O segundo motivo pela ligação é científico, explicado pela superprodução de hormônios durante a gravidez: a ocitocina e a prolactina, responsáveis pelo amor e instinto (esse sim) de proteção.

Idealização x realidade

Além dos desafios e coisas boas do dia a dia, a maternidade oferece uma jornada de autoconhecimento. Sem fórmulas, sem ritmo predefinido, sem respostas instintivas. Até quem lida muito com o assunto maternidade encontra desafios e sempre aprendem coisas novas, como as mães da equipe Vida Simples.

“Eu era uma mãe perfeita… antes de ter filho”, conta Débora Zanelato, diretora de conteúdo e mãe do Ben. Ela estudou muito, fez cursos, se preparou para todos os imprevistos, mas só na prática descobriu que ser mãe é um aprendizado constante.

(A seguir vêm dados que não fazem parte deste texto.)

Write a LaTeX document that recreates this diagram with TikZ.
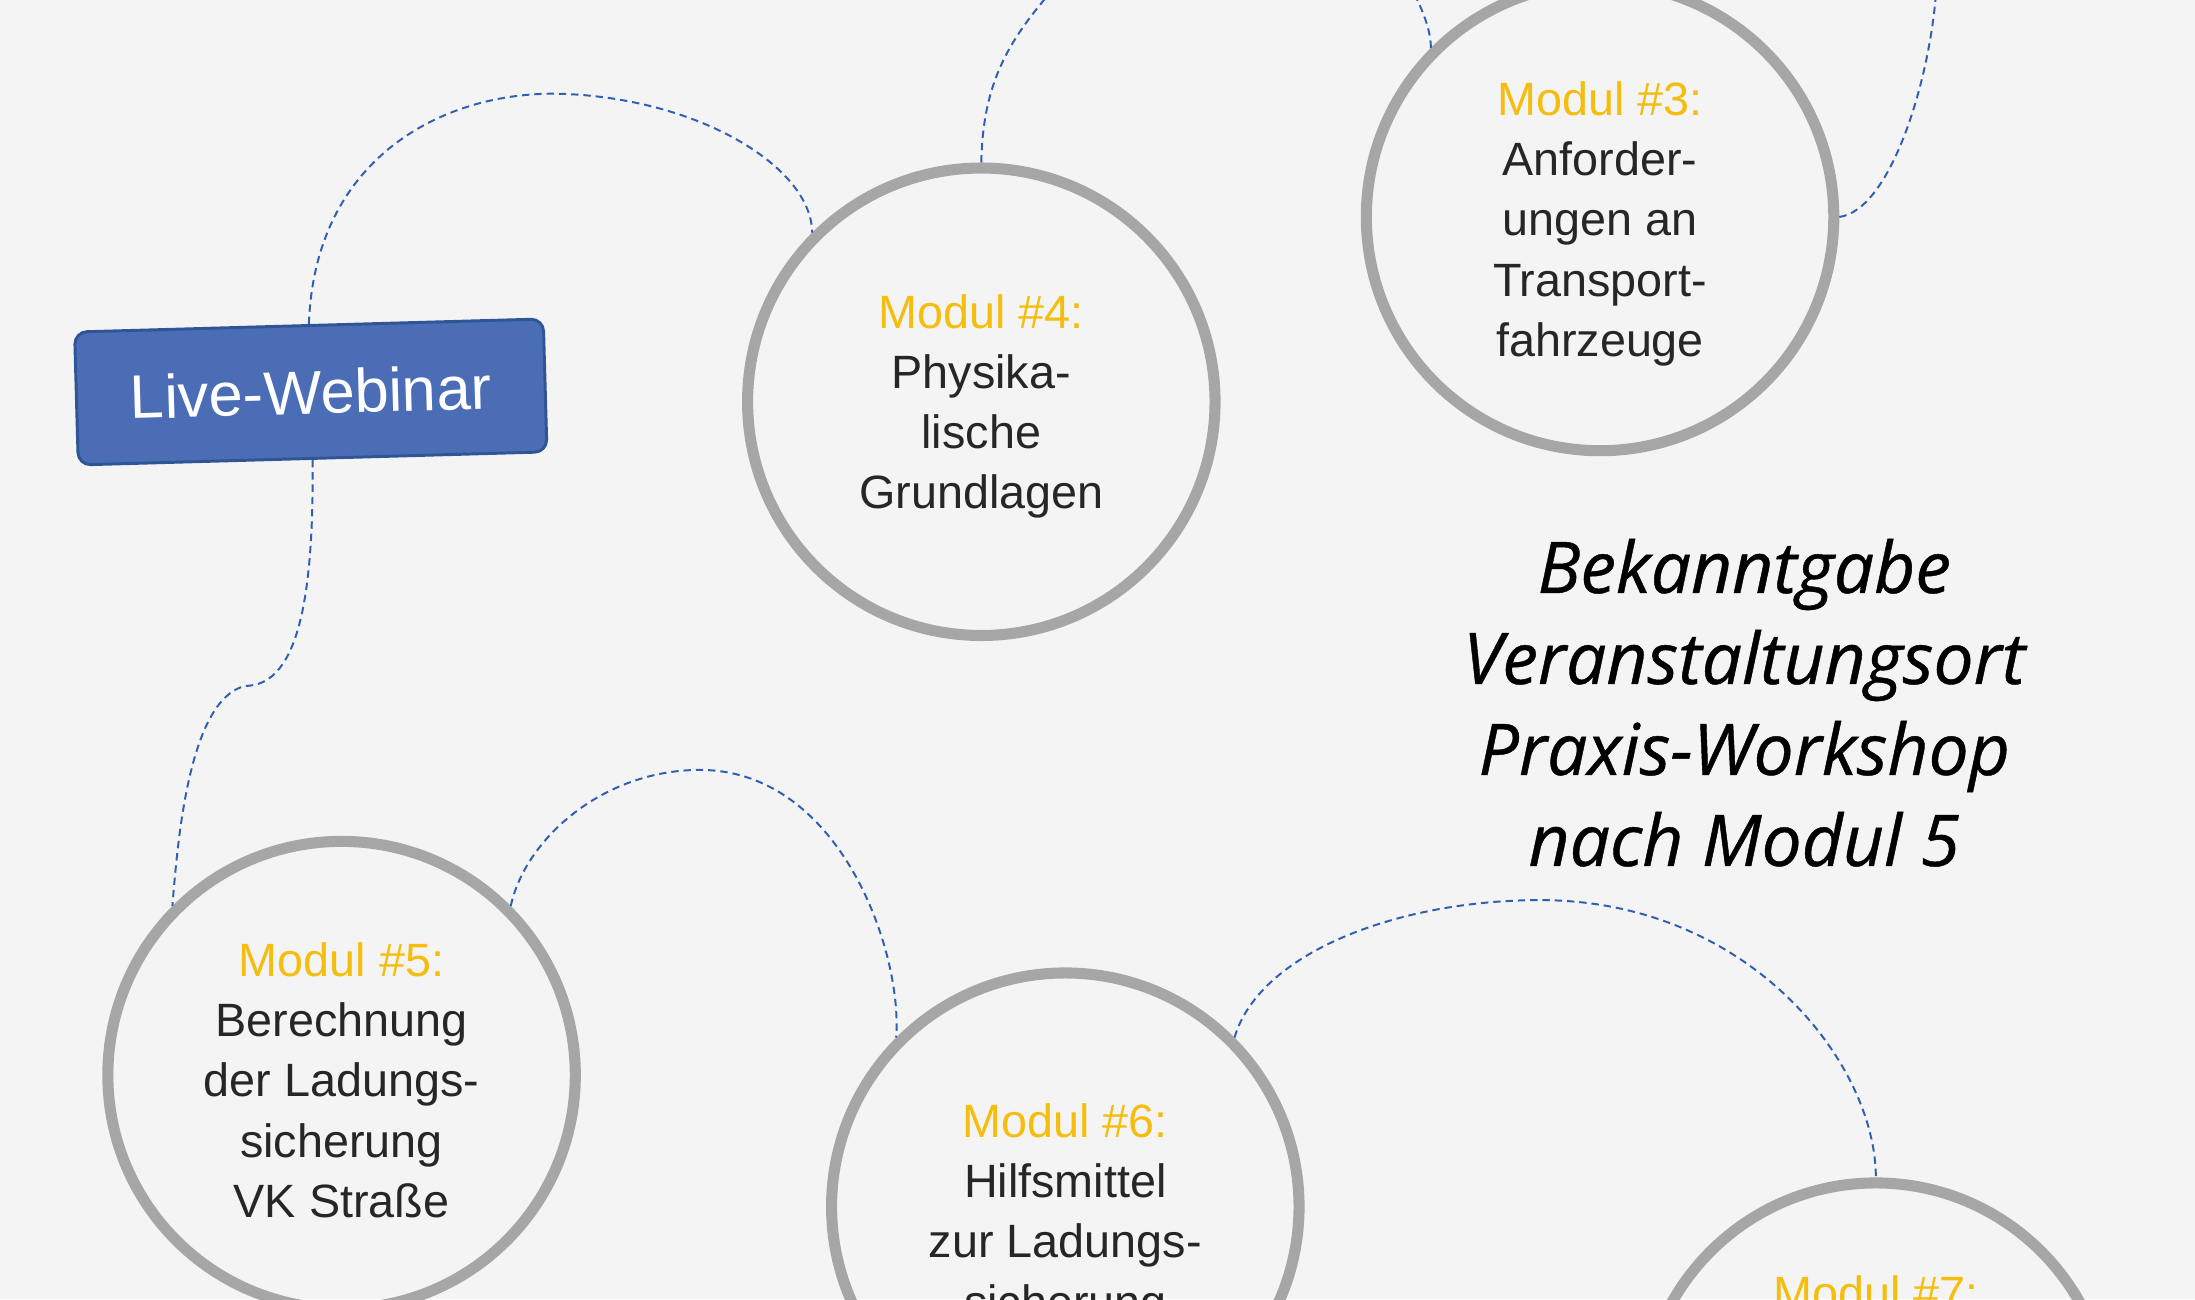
\documentclass[tikz,border=0pt]{standalone}
\usepackage{fontspec}
\setmainfont{Liberation Sans}
\newfontfamily\titlefont[FakeBold=0.6]{Open Sans}
\definecolor{bg}{HTML}{F4F4F4}
\definecolor{ring}{HTML}{A6A6A6}
\definecolor{gold}{HTML}{F5BE0F}
\definecolor{boxblue}{HTML}{4A6DB5}
\definecolor{boxedge}{HTML}{2F5597}
\definecolor{dash}{HTML}{2F5FB0}
\begin{document}
\begin{tikzpicture}[x=0.02cm,y=-0.02cm,
  ring/.style={circle,draw=ring,line width=4.5pt,minimum size=6.68cm,inner sep=0pt},
  modtext/.style={align=center,font=\fontsize{19}{24.5}\selectfont,text=black!85},
  conn/.style={draw=dash,dashed,line width=0.8pt,dash pattern=on 3pt off 2pt}]
\fill[bg] (0,0) rectangle (1568,928);
\useasboundingbox (0,0) rectangle (1568,928);
\clip (0,0) rectangle (1568,928);
\node[ring] (c4) at (701,287) {};
\node[ring] (c3) at (1143,155) {};
\node[ring] (c5) at (244,768) {};
\node[ring] (c6) at (761,862) {};
\node[ring] (c7) at (1340,1012) {};
\node[modtext,anchor=north] (t4) at (701,204) {\textcolor{gold}{Modul \#4:}\\Physika-\\lische\\Grundlagen};
\node[modtext,anchor=north] (t3) at (1143,52) {\textcolor{gold}{Modul \#3:}\\Anforder-\\ungen an\\Transport-\\fahrzeuge};
\node[modtext,anchor=north] (t5) at (244,667) {\textcolor{gold}{Modul \#5:}\\Berechnung\\der Ladungs-\\sicherung\\VK Straße};
\node[modtext,anchor=north] (t6) at (761,782) {\textcolor{gold}{Modul \#6:}\\Hilfsmittel\\zur Ladungs-\\sicherung};
\node[modtext,anchor=north] (t7) at (1340,905) {\textcolor{gold}{Modul \#7:}};
\node[rounded corners=5pt,fill=boxblue,draw=boxedge,line width=1.2pt,rotate=1.6,
  minimum width=6.7cm,minimum height=1.9cm,text=white,font=\fontsize{25}{30}\selectfont] (box) at (222,280) {Live-Webinar};
\node[align=center,font=\titlefont\itshape\fontsize{29}{37}\selectfont] (title) at (1246,502)
  {Bekanntgabe\\Veranstaltungsort\\Praxis-Workshop\\nach Modul 5};
\coordinate (e1) at (750,-5);
\coordinate (e2) at (1010,-5);
\coordinate (e3) at (1383,-5);
\path[conn] (box.north) .. controls (225,110) and (320,65) .. (400,67) .. controls (500,70) and (580,120) .. (c4.135);
\path[conn] (box.south) .. controls (224,420) and (215,490) .. (175,490) .. controls (135,500) and (127,600) .. (c5.135);
\path[conn] (c4.90) .. controls (702,60) and (720,30) .. (e1);
\path[conn] (c3.135) .. controls (1022,20) and (1015,5) .. (e2);
\path[conn] (c3.0) .. controls (1350,150) and (1378,60) .. (e3);
\path[conn] (c5.45) .. controls (375,600) and (430,550) .. (500,550) .. controls (600,550) and (645,680) .. (c6.135);
\path[conn] (c6.45) .. controls (900,680) and (1000,643) .. (1100,643) .. controls (1250,643) and (1340,760) .. (c7.90);
\end{tikzpicture}
\end{document}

“Eu não penso em instinto materno como algo biológico, mas penso em como esse amor, por vezes, é visceral, é potente e transformador, e revela muito de nós que a gente sequer conhecia.”

Mãe coruja assumida, Kátia Freitas é coordenadora de circulação da revista e mãe do Samuel, de 8 anos, que em todos esses anos se dedicou à tarefa de reconstruir e recalcular a rota na maternidade. “Aprendi muitas coisas com a minha mãe, mas com ele, sigo acertando, ajustando, errando, tentando novamente. Não existe uma fórmula. Há dias que acho que falho em tudo, mas quando vejo ele tão esperto, educado, inteligente e às vezes respondão quando se acha no direito dele. Sinto que estou indo pelo caminho certo.”

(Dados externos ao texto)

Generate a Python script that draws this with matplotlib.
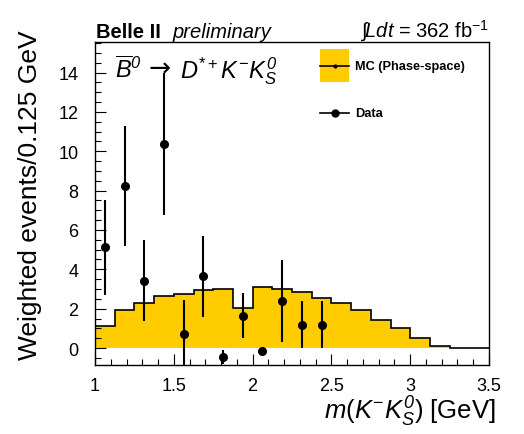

Ivana Moreira, CEO da Vida Simples, sempre teve o sonho de ser mãe, desejo realizado pelos filhos Pedro e Gabriel, de 21 e 16 anos. Mas só porque foi uma realização, não significa que todos os momentos foram perfeitos. “Brinco que a maternidade é um videogame. A próxima fase é sempre mais difícil.”

Para ela, era normal se sentir insuficiente com todos os malabarismos para dar conta da maternidade, estudos e profissão. No entanto, sempre apreendeu algo novo e se esforçou para deixar a culpa de lado. “Todo dia tem alguma coisa que você vai achar que poderia ter feito melhor. É um aprendizado. Realmente, não é instintivo. Aprendemos com o tempo.”